The first resolution requires a simple majority so will, I suspect, go through anyway - so issuing new shares will be possible... however the second is likely to fail IMO (given we now know 20% of total shareholding is voting against, and as a special resolution, it needs 75% to pass). This means that in order to issue new shares, the directors will need to offer them in proportion to existing shareholders. This makes it a much more time-consuming and costly process.
C1872’s vote will, in all likelihood, prevent new shares from being issued to repay loans. And is likely to mean C1872 will not have the chance to buy new shares from RIFC PLC in the new year. I have no doubt whatsoever that some Contributors were influenced by the ’Contributor blog’ published by C1872 last week which included the lie that the resolutions, taken together, would “give the RIFC Board the right to issue as many shares as they like, at whatever price they want, to any party they choose”.

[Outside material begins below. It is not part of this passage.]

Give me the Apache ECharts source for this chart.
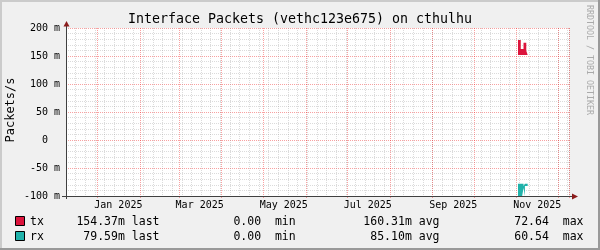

There was a justifiable question over Resolution 7 being for a five year period (rather than annually as it has been voted on since 2015, including under King’s chairmanship) but, for context, in 2016 Club 1872 members voted more than 95% in favour of exactly the same special resolution to dis-apply preemptive rights. And has done on every previous occasion on which is has been voted on.
In fact, the last major shareholder to vote against these resolutions at a RIFC PLC AGM was Mike Ashley. Changed days indeed.